Why You May Need a Lawyer
Venture capital transactions involve complex legal, regulatory, and commercial issues. You may need a lawyer when you are:
- Forming a company or fund - choosing the right legal form, drafting articles of association, and registering with the National Court Register (KRS).
- Negotiating term sheets and investment agreements - protecting founders or investors through valuation, equity allocation, anti-dilution, liquidation preference, vesting, and board rights.
- Structuring equity incentives - designing stock option plans or other employee equity arrangements that comply with employment and tax rules.
- Conducting due diligence - reviewing corporate records, intellectual property ownership, contracts, regulatory compliance, and potential liabilities.
- Complying with financial and securities rules - handling applicable registration, prospectus, or exemption issues for private placements and public offers.
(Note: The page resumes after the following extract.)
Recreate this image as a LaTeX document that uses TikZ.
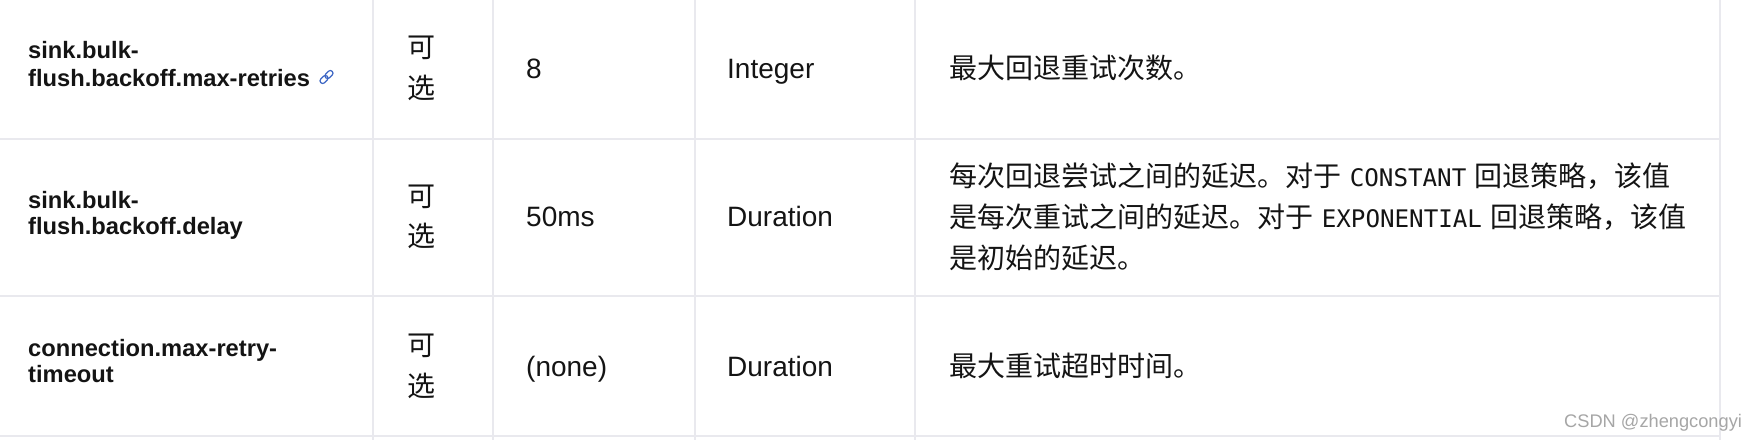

- Meeting AML and KYC obligations - performing required checks on investors and ensuring the fund or company is compliant with anti-money laundering laws.
- Managing tax planning and exits - structuring investments to minimize tax friction on exit, handling capital gains, and navigating incentives like R&D relief.
- Executing exits - negotiating sales, mergers, secondary transactions, or preparations for a public offering.
- Addressing cross-border issues - dealing with foreign investors, international IP assignments, transfer pricing, and treaty questions.
Local Laws Overview
Key legal areas that affect venture capital in Nowa Dęba include:
- Corporate law - The primary vehicle for startups is usually a limited liability company - spółka z ograniczoną odpowiedzialnością (sp. z o.o.) - or a joint-stock company - spółka akcyjna (S.A.). Corporate governance, shareholder rights, capital contributions, and registration requirements are governed by the Polish Commercial Companies Code.
- Investment funds and manager rules - Managers of alternative investment funds may be subject to the Alternative Investment Fund Managers Directive (AIFMD) as implemented in Poland and to national rules governing investment funds and asset managers. Licensing, reporting, and prudential rules apply depending on the fund structure and investor base.
- Securities and public offering laws - Private equity and venture capital rounds are typically structured as private placements. If a transaction approaches a public offering threshold or involves public securities, prospectus and disclosure obligations under Polish and EU law become relevant.
- Anti-money laundering and counter-terrorist financing - Funds and certain intermediaries must perform customer due diligence and report suspicious activity in line with Polish AML rules and EU standards.
- Tax law - Corporate income tax (CIT), personal income tax, and VAT rules affect deal structuring. There are tax incentives that are often useful for startups and investors, such as R&D tax reliefs and potential exemptions for certain types of capital gains, but detailed planning is required.
- Intellectual property and contracts - Clear assignment and protection of IP is essential for technology startups. Contracts for technology transfer, licensing, and confidentiality need careful drafting.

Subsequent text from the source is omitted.